#### STORED DATA
************

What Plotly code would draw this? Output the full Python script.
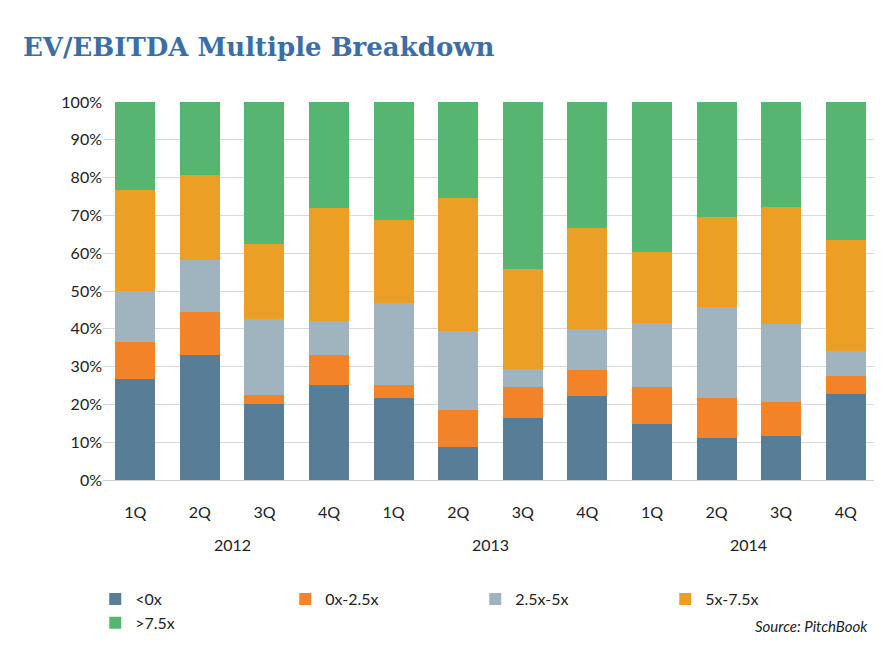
import plotly.graph_objects as go

quarters = ["1Q","2Q","3Q","4Q"]*3
years = ["2012","2013","2014"]
series = ["<0x","0x-2.5x","2.5x-5x","5x-7.5x",">7.5x"]
colors = ["#587d96","#f28329","#a0b4c0","#eb9f25","#56b570"]
neg = [26.6,33.2,20.0,25.2,21.8,8.8,16.5,22.3,14.9,11.0,11.7,22.8]
a0_25 = [10.0,11.2,2.5,7.8,3.4,9.7,8.1,6.7,9.7,10.8,9.0,4.6]
a25_5 = [13.5,13.9,20.1,9.1,21.7,21.0,4.8,11.0,17.0,23.9,20.6,6.8]
a5_75 = [26.5,22.3,19.9,29.8,21.8,35.0,26.3,26.6,18.8,23.9,30.8,29.4]
a75 = [23.4,19.4,37.5,28.1,31.3,25.5,44.3,33.4,39.6,30.4,27.9,36.4]
vals = [neg,a0_25,a25_5,a5_75,a75]

x = list(range(12))
fig = go.Figure()
for name, c, v in zip(series, colors, vals):
    fig.add_bar(x=x, y=v, name=name, marker_color=c, marker_line_width=0)

fig.update_layout(
    barmode="stack", bargap=0.38, width=882, height=665,
    paper_bgcolor="white", plot_bgcolor="white",
    margin=dict(l=95, r=12, t=94, b=193),
    font=dict(family="Lato, DejaVu Sans", size=16, color="#222"),
    title=dict(text="<b>EV/EBITDA Multiple Breakdown</b>", x=0.017, y=0.955, xanchor="left",
               font=dict(family="DejaVu Serif", size=26, color="#3b6ea5")),
    showlegend=True,
    legend=dict(orientation="h", x=-0.01, y=-0.27, xanchor="left", yanchor="top",
                font=dict(size=16), traceorder="normal", entrywidth=145),
    xaxis=dict(tickmode="array", tickvals=x, ticktext=quarters, showgrid=False,
               ticks="", range=[-0.5, 11.5], showline=True, linecolor="#ccc",
               ticklabelstandoff=18),
    yaxis=dict(range=[0, 100], tickvals=list(range(0, 101, 10)),
               ticktext=[f"{v}%" for v in range(0, 101, 10)],
               gridcolor="#d9d9d9", zeroline=False, ticks=""),
)
for i, yr in enumerate(years):
    fig.add_annotation(x=4*i+1.5, y=-0.2, yref="paper", text=yr, showarrow=False,
                       font=dict(size=16))
fig.add_annotation(x=0.99, y=-0.415, xref="paper", yref="paper", text="<i>Source: PitchBook</i>",
                   showarrow=False, xanchor="right", font=dict(size=15))
fig.write_html("out.html")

************

#### OBJECTIVE
Would you reproduce the lines above, from the very first through the line containing "name=name, marker_color=c, marker_line_width=0)", exactly and without the pictures?

#### RESULT OF THE EXERCISE
What Plotly code would draw this? Output the full Python script.
import plotly.graph_objects as go

quarters = ["1Q","2Q","3Q","4Q"]*3
years = ["2012","2013","2014"]
series = ["<0x","0x-2.5x","2.5x-5x","5x-7.5x",">7.5x"]
colors = ["#587d96","#f28329","#a0b4c0","#eb9f25","#56b570"]
neg = [26.6,33.2,20.0,25.2,21.8,8.8,16.5,22.3,14.9,11.0,11.7,22.8]
a0_25 = [10.0,11.2,2.5,7.8,3.4,9.7,8.1,6.7,9.7,10.8,9.0,4.6]
a25_5 = [13.5,13.9,20.1,9.1,21.7,21.0,4.8,11.0,17.0,23.9,20.6,6.8]
a5_75 = [26.5,22.3,19.9,29.8,21.8,35.0,26.3,26.6,18.8,23.9,30.8,29.4]
a75 = [23.4,19.4,37.5,28.1,31.3,25.5,44.3,33.4,39.6,30.4,27.9,36.4]
vals = [neg,a0_25,a25_5,a5_75,a75]

x = list(range(12))
fig = go.Figure()
for name, c, v in zip(series, colors, vals):
    fig.add_bar(x=x, y=v, name=name, marker_color=c, marker_line_width=0)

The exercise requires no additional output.